A 17 ans, Inji ne parle pas l’arabe, seulement le français. Elle cherche très vite à combler ce qu’elle considère comme un manque pour s’engager pleinement au côtés des marginalisés, des femmes ou des pauvres.
Telmissany,
le maître et l’inspirateur
Sa rencontre avec Kamel Al-Telmissany, grand peintre de l’époque qui faisait partie du groupe L’Art et la liberté, restera un moment décisif pour Inji. Il devient rapidement son maître mais au prix de gros efforts, comme elle le révèle elle-même: « Je n’oublierai jamais ce qu’Al-Telmissany m’avait dit. Il avait accepté ce travail de maître sans aucun espoir, il l’a même considéré comme une perte de temps et comme une concession sur ses principes. Il estimait qu’il n’y avait pas d’utilité pour une jeune fille de la grande bourgeoisie d’apprendre le dessin comme elle apprendrait la cuisine, la couture ou le piano. Kamel Al-Telmissany a été déçu et, plus il était déçu, plus je m’appliquais ».
Elle avoue qu’au début, les cours de Kamel Al-Telmissany n’était pas des leçons de peinture mais plutôt des leçons magiques sur le monde et sur la vraie Egypte. « L’art qui n’est autre que l’expression sincère du moi et de la société », avouait Inji. Pour elle, l’art sera aussi un moyen de se libérer de l’académisme et des modèles importés de l’Occident.
Son intégration dans le monde de l’art égyptien sera rapide: en 1942, elle a déjà participé avec L’Art et la liberté à nombre d’expositions d’avant-garde, avec ses aînés comme Ramsès Younan, Al-Telmissany, Fouad Kamel ou Mahmoud Saïd.
Sa famille a beau essayé de la persuader de partir à l’étranger, en particulier à Paris, pour apprendre les beaux-arts, mais elle insiste fermement à rester en Egypte. De 1942 à 1952, elle travaille et suit des ateliers avec Margo Veillon et Hamed Abdallah et rejoint le département des beaux-arts, de l’Université du Caire, sous le statut d’auditeur libre. Inji devient la première artiste femme à présenter une exposition solo, en 1952.

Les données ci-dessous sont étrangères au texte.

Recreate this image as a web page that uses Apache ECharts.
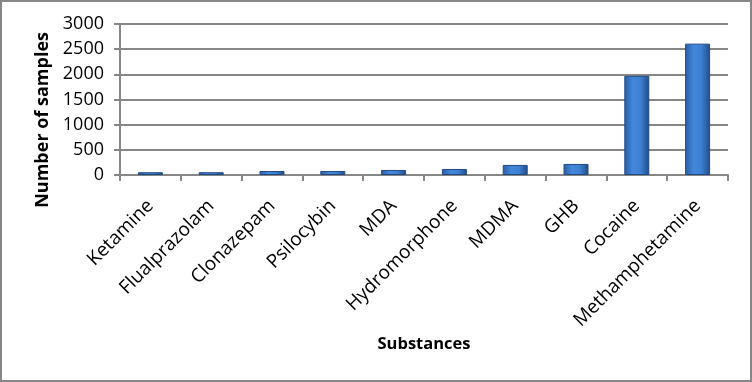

L’influence d’Al-Telmissany ne se limite pas à l’art et s’étend à sa vision du monde et ses idées progressistes. En 1944, elle devient membre d’Iskra, une organisation communiste. La presse de l’époque met en contradiction les origines aristocratiques d’Inji avec ses penchants communistes. Son mari passera deux ans en prison pour appartenance à une organisation communiste. Celui-ci décède peu après, à 34 ans, d’une hémorragie cérébrale.
En 1952, Inji quitte Iskra pour le Mouvement démocratique pour la libération nationale (HADITU) qui apporte un soutien aveugle au régime de Nasser en dépit. Puis elle rejoint le Parti communiste Egyptien. Suite à la campagne d’arrestation contre les communistes en 1959, Inji s’enfuie. Elle sera cependant rapidement arrêtée suite à la trahison d’un camarade.
Les quatre ans qu’elle passe en prison se révéleront comme une période exceptionnelle dans sa production artistique. Durant quatre ans, elle peint le monde féminin de la prison: voleuses, prostituées, trafiquantes, gardiennes et geôlières.
Les mémoires sont complétés d’une cinquantaine de reproductions de ses oeuvres et d’une douzaine de lettres écrites à sa soeur.
Mozakerrat Inji Efflatoun: Min Al-Tofoula Ila Al-Segn (les mémoires d’Inji Efflatoun : de l’enfance à la prison) d’Inji Efflatoun, revu et préfacé par Saïd Al-Khayyal, aux éditions Dar Al-Saqafa Al-Guédida, Le Caire, 2014.